Estimado
presidente Luiz Inácio, Tenho duas coisas a dizer ao amigo:
1) Não se comprometa com o erro.
2) Não entregue a alma ao seu adversário.
Eu sei que demitir ministro corta o coração. Em 1958,
demiti o José Maria Alkmin, meu amigo de infância nas ruas
de Diamantina, colega de trabalho nos Correios. Continuamos amigos,
porque há pessoas que perdem o cargo, mas não perdem a
educação. Daqui, a gente vê que o querido presidente
já percebeu que uma parte do seu ministério está
fatigada. Isso acontece com todo mundo. Outro dia, eu estava conversando
com o Castello e o Costa e Silva. Fizemos a conta e concluímos
ter nomeado pelo menos cinco dementes. O Tancredo disse muito bem: "São
quatro os ministros que seguram o pálio da procissão.
Os demais cantam".
Uma alma como a sua pode buscar novas soluções diante
de desapontamentos imprevistos. A vida é assim. Eu tirei o Álvaro
Lins do Planalto e o mandei para Portugal. No meu tempo, os ministros
eram 13. Pois acredite, demiti 26 e não fiz um só inimigo.
Outro dia, eu e o Augusto Frederico Schmidt, que não está
entre seus admiradores (porém manda suas recomendações
a d. Marisa), nos divertimos vendo quem o senhor vai dispensar e quem
o senhor vai preservar. Ambos acreditamos que o estimado presidente
não errará nas dispensas. Eu entendo que os seus problemas
persistirão, pois derivarão das permanências. O
Schmidt não concorda comigo, mas esse bom amigo é o único
perdulário federal que se comporta como argentário municipal.

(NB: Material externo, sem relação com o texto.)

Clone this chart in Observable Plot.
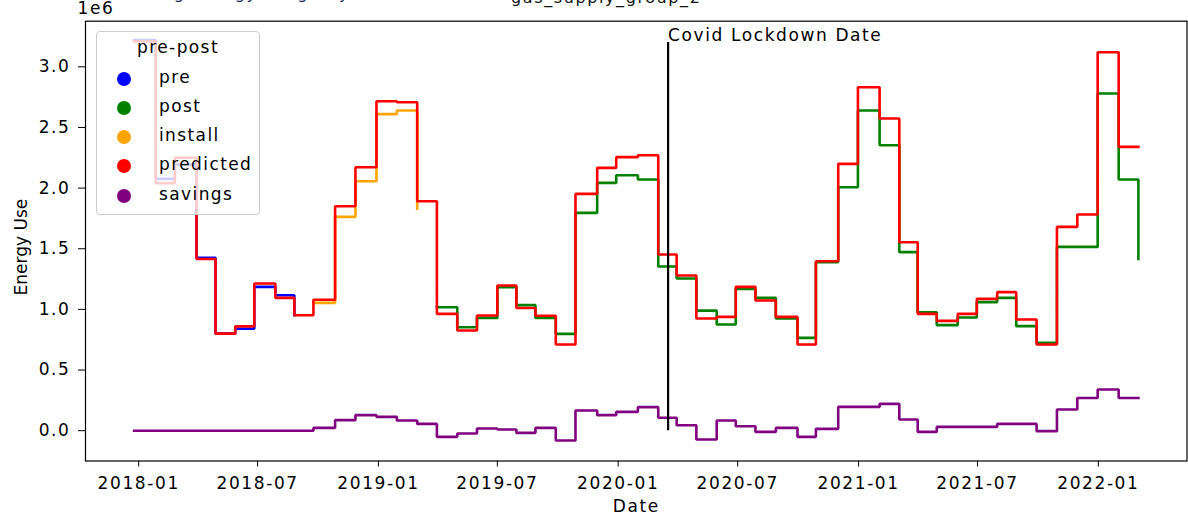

Mais do que isso não posso dizer.
Digo-lhe, sem constrangimento, que o ilustre patrício se engana
quando se mostra preocupado com o governo anterior. Falo-lhe com a autoridade
de quem teve um demônio chefiando a oposição. Mil
anos de ditadura serão pouco para que o amigo sofra o que sofri
na ponta do espeto de Carlos Lacerda. Sofri, mas não deixei que
ele capturasse a minha alma. Pelo contrário, posso me orgulhar
de ter capturado a dele. Tenho aqui ao lado o dr. Getúlio. Lacerda
lhe tomou a vida, mas no dia 24 de agosto quem perdeu um pedaço
da alma foi o Carlos, não o presidente que se matou. Até
hoje, dr. Getúlio sorri quando conta seus últimos minutos,
de pijama, naquele quarto do Palácio do Catete.
Outro dia, o Lacerda rememorou essa mesma manhã. Continua agoniado.
O caro amigo vem dando ao professor Fernando Henrique Cardoso e aos
tucanos um pedaço de sua alma. Isso só lhe trará
fraqueza e melancolia. Peça ao querido ministro (e mineiro) Luiz
Dulci que procure um só discurso meu atribuindo ao Lacerda seja
lá o que for. Não o achará. Para fazer o que eu
queria fazer, não podia demonstrar preocupação
com ele. Estava construindo um novo Brasil, e os tropeços da
caminhada, bem como os ministros fatigados, eram notas de pé
de página. Pergunto-lhe: qual a causa da saída do José
Carlos de Macedo Soares do Itamaraty, em 1958? Talvez não cheguem
a dez as pessoas capazes de responder a essa pergunta. Verificarão
que respondê-la é uma forma de cansar a memória
a serviço da irrelevância.
Outro dia, fiz uma aposta com o Jânio Quadros. Ele diz que, pelo
estilo, o ilustre presidente haverá de se assemelhar a ele. Eu
sustento que ficará parecido comigo. Se o Jânio ganhar,
pago duas caixas de uísque. Se eu ganhar, ele me paga com dois
frascos de colônia Davidoff, aquela que o Zózimo Barroso
do Amaral usa. Ajude-me a ganhar essa aposta. O Jânio, com duas
caixas de uísque, transformará isto aqui num inferno.